I have a small sum in the bank from my last paycheck. I want to avoid using it until the Independence Day sales. I left the kids with breakfast muffins and homemade chicken soup, which they barely touched. By the time I got back, it was too late to start a homemade dinner (we had something going on last night) and one of the kids was teetering dangerously on the edge of a panic attack (related to the thing we had to do last night). I offered up more of the barely touched soup, which was left damned near untouched this time.
We ended up on fast food runs last night. I caved. I had so much shit to do and the chicken soup was my magically turn nothing into something feat for the day. So I spent the damn money. This was on top of gasoline and motor oil. That small sum I have been hoping to spend on groceries next week is whittling away at an all too rapid pace for my comfort.
Meanwhile, the ex wants something and so does an extended family member. Come on, July. Get here already.
I’ll catch everyone later. I’m about to try to pull another miracle meal out of my ass.
This month will be over in four days and I kinda can’t wait. I want to set aside the budget audit, the June series of fights with the ex, the yet again disappointing returns on my job search efforts, and everything else that has weighed me down this month. I want the June 2014 chapter to be completed and the July 2014 chapter to begin.
June was heavily scheduled, much more so than I liked. There was a school’s out rush of things to do and the pace was a little much for me. We literally had one day where I was off and didn’t had a bunch of stuff to drag the kids around for. I was going to catch up on mowing and weeding that day, but there was a lengthy downpour shortly after I finished mowing so the weeding never got started. Although, it was kind of nice to go inside and just sit for a while. I need that from time to time. More than once a month, definitely.
As I look toward July, I find that I am simply looking forward to July. We don’t have an aggressive schedule and we are looking forward to spending time together on my days off. I have some sewing and crafting projects for the kids that I’m really excited about. My work schedule looks to be relatively stable, which really lends itself to better eating and sleeping habits. I’m entering the month without anything past due on my utilities. And, very comfortingly, the month should begin with some fantastic grocery store sales that I can take advantage of.
My goals for now include:
- Cut 16% from what we’ve been spending on groceries. I’d like to cut it all the way down to budget, but that’s an unrealistic change to make in one month. I’m switching to cash for grocery purchases to make sure this happens. Trips to the store won’t be based on what’s in the bank, only what’s in the budget.
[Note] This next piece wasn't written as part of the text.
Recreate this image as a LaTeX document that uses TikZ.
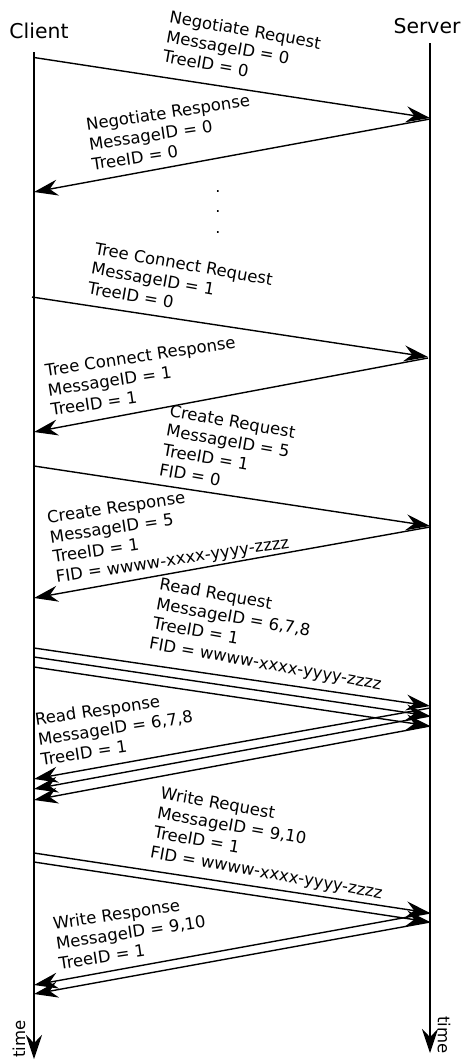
\documentclass[tikz,border=0pt]{standalone}
\usepackage{fontspec}
\setmainfont{DejaVu Sans}
\usetikzlibrary{arrows.meta}
\begin{document}
\begin{tikzpicture}[x=1pt,y=-1pt,
  tip/.style={-{Stealth[length=24pt,width=16pt,inset=8pt]}},
  msg/.style={line width=1.4pt,tip},
  lifeline/.style={line width=1.4pt,tip},
  req/.style={inner sep=0pt,anchor=north west,align=left,rotate=-10,font=\fontsize{16.5}{20}\selectfont},
  resp/.style={inner sep=0pt,anchor=north west,align=left,rotate=8.5,font=\fontsize{16.5}{20}\selectfont},
  actor/.style={inner sep=0pt,font=\fontsize{20.4}{24}\selectfont},
  timelabel/.style={inner sep=0pt,font=\fontsize{16.5}{19}\selectfont},
  dot/.style={inner sep=0pt,font=\fontsize{16}{19}\selectfont}]
\useasboundingbox (0,0) rectangle (462,1061);
% actors
\node[actor] (client) at (39,31) {Client};
\node[actor] (server) at (427,26) {Server};
% lifelines
\coordinate (ctop) at (34,52);
\coordinate (cbot) at (34,1059);
\coordinate (stop) at (430,43);
\coordinate (sbot) at (430,1053);
\draw[lifeline] (ctop) -- (cbot);
\draw[lifeline] (stop) -- (sbot);
\node[timelabel,rotate=90] (ctime) at (19,1039) {time};
\node[timelabel,rotate=-90] (stime) at (444,1035) {time};
% endpoints
\coordinate (c1) at (34,57.5);  \coordinate (s1) at (430,118);
\coordinate (s2) at (430,119);  \coordinate (c2) at (34,192);
\coordinate (c3) at (32,297);   \coordinate (s3) at (428,357);
\coordinate (s4) at (428,358);  \coordinate (c4) at (34,432);
\coordinate (c5) at (34,466);   \coordinate (s5) at (430,526);
\coordinate (s6) at (430,527);  \coordinate (c6) at (34,598);
\coordinate (c7a) at (34,648);  \coordinate (s7a) at (430,706);
\coordinate (c7b) at (34,657);  \coordinate (s7b) at (430,716);
\coordinate (c7c) at (34,667);  \coordinate (s7c) at (430,726);
\coordinate (s8a) at (430,708); \coordinate (c8a) at (34,779);
\coordinate (s8b) at (430,716); \coordinate (c8b) at (34,789);
\coordinate (s8c) at (430,726); \coordinate (c8c) at (34,800);
\coordinate (c9a) at (34,853);  \coordinate (s9a) at (430,913);
\coordinate (c9b) at (34,862);  \coordinate (s9b) at (430,922);
\coordinate (s10a) at (430,913); \coordinate (c10a) at (34,985);
\coordinate (s10b) at (430,922); \coordinate (c10b) at (34,994);
% messages
\draw[msg] (c1) -- (s1);
\draw[msg] (s2) -- (c2);
\draw[msg] (c3) -- (s3);
\draw[msg] (s4) -- (c4);
\draw[msg] (c5) -- (s5);
\draw[msg] (s6) -- (c6);
\draw[msg] (c7a) -- (s7a);
\draw[msg] (c7b) -- (s7b);
\draw[msg] (c7c) -- (s7c);
\draw[msg] (s8a) -- (c8a);
\draw[msg] (s8b) -- (c8b);
\draw[msg] (s8c) -- (c8c);
\draw[msg] (c9a) -- (s9a);
\draw[msg] (c9b) -- (s9b);
\draw[msg] (s10a) -- (c10a);
\draw[msg] (s10b) -- (c10b);
% dots
\node[dot] (d1) at (218,192) {.};
\node[dot] (d2) at (218,212) {.};
\node[dot] (d3) at (218,233) {.};
% labels
\node[req] (l1) at (171,10) {Negotiate Request\\MessageID = 0\\TreeID = 0};
\node[resp] (l2) at (85,118) {Negotiate Response\\MessageID = 0\\TreeID = 0};
\node[req] (l3) at (96,242) {Tree Connect Request\\MessageID = 1\\TreeID = 0};
\node[resp] (l4) at (44,364) {Tree Connect Response\\MessageID = 1\\TreeID = 1};
\node[req] (l5) at (171,404) {Create Request\\MessageID = 5\\TreeID = 1\\FID = 0};
\node[resp] (l6) at (46,511) {Create Response\\MessageID = 5\\TreeID = 1\\FID = wwww-xxxx-yyyy-zzzz};
\node[req] (l7) at (161,577) {Read Request\\MessageID = 6,7,8\\TreeID = 1\\FID = wwww-xxxx-yyyy-zzzz};
\node[resp] (l8) at (34,713) {Read Response\\MessageID = 6,7,8\\TreeID = 1};
\node[req] (l9) at (162,786) {Write Request\\MessageID = 9,10\\TreeID = 1\\FID = wwww-xxxx-yyyy-zzzz};
\node[resp] (l10) at (52,917) {Write Response\\MessageID = 9,10\\TreeID = 1};
\end{tikzpicture}
\end{document}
- Make the breakfast muffin recipe twice each week, once as muffins and once as coffee cakes.
- Make bread twice each week. I’ve only been doing this once a week, but I have found a good recipe that the kids are loving and they are gobbling it up.
- Add more soups to meals. They really are a great way to get more veggies into the kids, they are reasonably priced to make, and I just finished cooking up a big batch of chicken stock.
- Get a fall garden planned and planted. I did so poorly this spring that we’ve got very little to show for it. Thankfully, it’s not too late and we could still end up with some fall produce if I use my time wisely.
- Take two recreation days. I want two days with the kids where we just do something fun. Two days this month that we spend out of the house, without worrying about our problems or what we can’t afford to do.
Yeah, I’m looking forward to July.
I’ve been heavily focused on food since the budget audit. Like, obsessively focused on food. Maybe that’s not quite accurate, it’s a little more like borderline panic.
That said, I can’t just sit back and panic. That would make me go insane. (More insane. Insaner. Whatever, I’d lose it.) Instead of letting panic take over, I have been working my culinary skills. I have the staples, it is time to s-t-r-e-t-c-h them.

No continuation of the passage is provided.